John 12:24, “Truly, truly, I say to you, unless a grain of wheat falls into the earth and dies, it remains alone; but if it dies, it bears much fruit.”
Nothing can be more confusing to us than Jesus speaking in riddles and parables. Yet the confusion ceases when one considers the riddle in light of Jesus’ purpose of His earthly ministry. That Gentiles sought Jesus comes as a surprise to the readers, especially to those who were formerly and presently Jews. Jesus, knowing He is King of all nations, knew that it was the time for Him to be glorified with these Gentiles seeking Him out (v. 23). Glorified in what way? In His death.
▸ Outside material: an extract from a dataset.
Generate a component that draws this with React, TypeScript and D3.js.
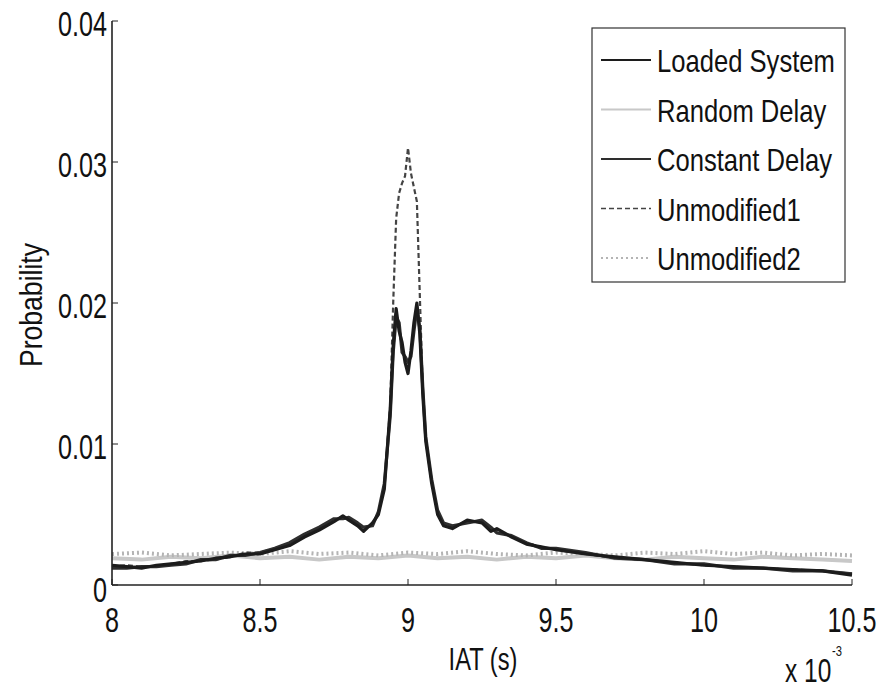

The grain of wheat must fall into the ground and die in order to bear much fruit. Jesus is not speaking of mere wheat here; He is speaking of the purpose for which He came to earth. Jesus must die and fall into the ground in order for His work to bear fruit. We would not worship Jesus if He had not died and risen for us. Jesus was no ordinary man who died under unfortunate circumstances; He was God who became a man in order to die for us in our sins.
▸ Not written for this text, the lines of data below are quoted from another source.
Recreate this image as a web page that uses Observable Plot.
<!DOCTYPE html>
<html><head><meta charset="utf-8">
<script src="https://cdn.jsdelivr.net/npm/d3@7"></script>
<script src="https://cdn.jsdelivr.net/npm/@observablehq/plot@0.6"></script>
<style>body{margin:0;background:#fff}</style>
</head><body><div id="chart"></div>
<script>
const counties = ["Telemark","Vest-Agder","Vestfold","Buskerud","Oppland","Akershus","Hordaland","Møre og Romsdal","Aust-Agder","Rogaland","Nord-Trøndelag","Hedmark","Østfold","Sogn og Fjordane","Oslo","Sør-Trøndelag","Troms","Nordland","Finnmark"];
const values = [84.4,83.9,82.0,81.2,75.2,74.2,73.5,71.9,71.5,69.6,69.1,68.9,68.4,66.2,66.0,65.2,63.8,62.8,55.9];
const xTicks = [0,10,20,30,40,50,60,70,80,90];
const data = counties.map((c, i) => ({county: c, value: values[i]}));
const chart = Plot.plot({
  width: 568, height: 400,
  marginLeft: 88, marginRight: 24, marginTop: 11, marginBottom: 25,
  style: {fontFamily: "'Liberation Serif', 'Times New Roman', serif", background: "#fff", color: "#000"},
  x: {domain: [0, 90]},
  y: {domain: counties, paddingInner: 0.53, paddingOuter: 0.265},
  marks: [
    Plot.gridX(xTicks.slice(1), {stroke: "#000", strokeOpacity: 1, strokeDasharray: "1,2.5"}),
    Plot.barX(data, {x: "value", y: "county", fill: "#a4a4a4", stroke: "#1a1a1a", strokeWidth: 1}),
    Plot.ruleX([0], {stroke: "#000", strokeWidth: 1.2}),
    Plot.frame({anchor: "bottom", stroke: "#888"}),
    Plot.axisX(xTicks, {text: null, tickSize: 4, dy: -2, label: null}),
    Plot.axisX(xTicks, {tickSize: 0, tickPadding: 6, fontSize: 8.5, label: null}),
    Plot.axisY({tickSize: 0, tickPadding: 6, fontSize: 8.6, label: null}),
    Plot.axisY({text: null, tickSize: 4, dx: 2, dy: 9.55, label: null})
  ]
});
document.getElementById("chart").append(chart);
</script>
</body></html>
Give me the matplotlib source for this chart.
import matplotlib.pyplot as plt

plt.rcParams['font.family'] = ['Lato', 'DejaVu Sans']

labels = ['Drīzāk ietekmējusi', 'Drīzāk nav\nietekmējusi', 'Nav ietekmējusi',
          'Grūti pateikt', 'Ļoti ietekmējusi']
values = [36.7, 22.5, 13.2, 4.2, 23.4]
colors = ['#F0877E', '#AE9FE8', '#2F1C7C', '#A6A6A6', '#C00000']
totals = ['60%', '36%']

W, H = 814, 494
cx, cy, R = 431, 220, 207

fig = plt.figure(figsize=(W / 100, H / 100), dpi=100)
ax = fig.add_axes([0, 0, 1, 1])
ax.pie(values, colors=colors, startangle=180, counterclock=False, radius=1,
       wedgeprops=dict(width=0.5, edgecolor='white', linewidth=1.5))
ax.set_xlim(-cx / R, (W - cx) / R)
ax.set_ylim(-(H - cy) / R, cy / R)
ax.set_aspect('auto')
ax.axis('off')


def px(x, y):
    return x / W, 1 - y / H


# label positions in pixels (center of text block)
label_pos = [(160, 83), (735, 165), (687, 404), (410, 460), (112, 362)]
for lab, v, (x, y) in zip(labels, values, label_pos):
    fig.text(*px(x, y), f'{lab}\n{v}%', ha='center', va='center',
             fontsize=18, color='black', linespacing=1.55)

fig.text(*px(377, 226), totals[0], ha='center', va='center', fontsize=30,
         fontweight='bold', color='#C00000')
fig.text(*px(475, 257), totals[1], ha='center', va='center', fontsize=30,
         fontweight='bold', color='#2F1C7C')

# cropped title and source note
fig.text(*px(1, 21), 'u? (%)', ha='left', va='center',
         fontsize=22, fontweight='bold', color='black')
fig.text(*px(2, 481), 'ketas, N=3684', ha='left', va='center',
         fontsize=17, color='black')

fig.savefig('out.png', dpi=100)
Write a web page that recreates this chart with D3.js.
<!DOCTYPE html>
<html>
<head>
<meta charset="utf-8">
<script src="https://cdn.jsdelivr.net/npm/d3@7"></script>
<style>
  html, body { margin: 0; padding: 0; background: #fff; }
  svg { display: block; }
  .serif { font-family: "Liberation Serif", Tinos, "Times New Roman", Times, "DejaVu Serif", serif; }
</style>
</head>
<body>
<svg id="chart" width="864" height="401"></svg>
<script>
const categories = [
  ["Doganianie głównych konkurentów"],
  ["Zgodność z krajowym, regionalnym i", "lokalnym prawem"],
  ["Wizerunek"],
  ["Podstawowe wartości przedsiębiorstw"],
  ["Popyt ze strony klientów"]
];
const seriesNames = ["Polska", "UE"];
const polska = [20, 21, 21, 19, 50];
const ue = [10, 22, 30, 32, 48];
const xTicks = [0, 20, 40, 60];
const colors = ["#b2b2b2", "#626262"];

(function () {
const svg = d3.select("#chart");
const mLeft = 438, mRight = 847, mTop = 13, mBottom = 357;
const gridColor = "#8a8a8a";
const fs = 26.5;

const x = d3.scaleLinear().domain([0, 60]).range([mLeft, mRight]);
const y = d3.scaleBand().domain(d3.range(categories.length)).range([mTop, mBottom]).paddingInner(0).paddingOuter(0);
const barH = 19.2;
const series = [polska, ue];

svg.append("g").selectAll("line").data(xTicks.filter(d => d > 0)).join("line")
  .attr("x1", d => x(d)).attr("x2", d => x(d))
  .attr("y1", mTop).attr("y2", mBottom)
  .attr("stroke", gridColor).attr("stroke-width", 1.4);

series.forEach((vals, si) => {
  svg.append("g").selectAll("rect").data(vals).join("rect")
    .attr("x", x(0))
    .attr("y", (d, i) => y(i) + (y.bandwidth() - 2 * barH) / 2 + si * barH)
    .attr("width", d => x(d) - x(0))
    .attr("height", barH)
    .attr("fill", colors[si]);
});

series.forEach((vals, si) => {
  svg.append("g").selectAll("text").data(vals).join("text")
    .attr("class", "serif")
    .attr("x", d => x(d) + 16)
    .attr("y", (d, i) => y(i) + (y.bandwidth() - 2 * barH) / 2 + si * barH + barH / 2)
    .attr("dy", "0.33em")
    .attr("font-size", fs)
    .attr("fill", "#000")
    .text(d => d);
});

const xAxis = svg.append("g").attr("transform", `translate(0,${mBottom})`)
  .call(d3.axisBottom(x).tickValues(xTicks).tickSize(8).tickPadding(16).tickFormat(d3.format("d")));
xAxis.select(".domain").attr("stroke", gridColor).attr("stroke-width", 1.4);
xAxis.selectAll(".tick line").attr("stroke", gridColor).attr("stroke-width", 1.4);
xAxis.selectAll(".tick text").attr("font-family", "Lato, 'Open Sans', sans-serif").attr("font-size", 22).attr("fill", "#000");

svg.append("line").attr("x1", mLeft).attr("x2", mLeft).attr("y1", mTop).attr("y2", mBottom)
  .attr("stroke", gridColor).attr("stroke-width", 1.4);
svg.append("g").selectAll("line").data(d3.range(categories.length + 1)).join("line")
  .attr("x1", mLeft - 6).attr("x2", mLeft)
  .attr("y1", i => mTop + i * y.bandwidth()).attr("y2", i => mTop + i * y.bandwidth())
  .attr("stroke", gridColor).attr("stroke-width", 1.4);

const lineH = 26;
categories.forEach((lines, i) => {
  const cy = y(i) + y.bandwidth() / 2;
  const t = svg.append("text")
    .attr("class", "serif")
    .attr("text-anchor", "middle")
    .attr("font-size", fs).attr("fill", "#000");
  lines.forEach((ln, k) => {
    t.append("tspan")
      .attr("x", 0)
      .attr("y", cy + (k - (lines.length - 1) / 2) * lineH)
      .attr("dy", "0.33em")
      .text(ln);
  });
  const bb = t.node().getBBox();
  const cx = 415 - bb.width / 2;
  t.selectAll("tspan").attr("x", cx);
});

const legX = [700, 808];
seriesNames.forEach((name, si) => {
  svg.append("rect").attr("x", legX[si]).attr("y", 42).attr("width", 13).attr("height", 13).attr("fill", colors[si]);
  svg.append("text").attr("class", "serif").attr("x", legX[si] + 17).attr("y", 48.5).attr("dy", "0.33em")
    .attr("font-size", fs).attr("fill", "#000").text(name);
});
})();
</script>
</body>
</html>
Jesus knew of the Jews’ plot to kill Him, which is why He began walking among the Gentiles (John 11:45-57). Thus, after His triumphal entry into Jerusalem, He began speaking of the necessity of His death in riddles (cp. 12:27-36). Indeed, Jesus’ death bore abundant fruit! In His death He conquered death. In His death He saved us from the death we deserve—damnation to Hell. In His resurrection, He gives us eternal life.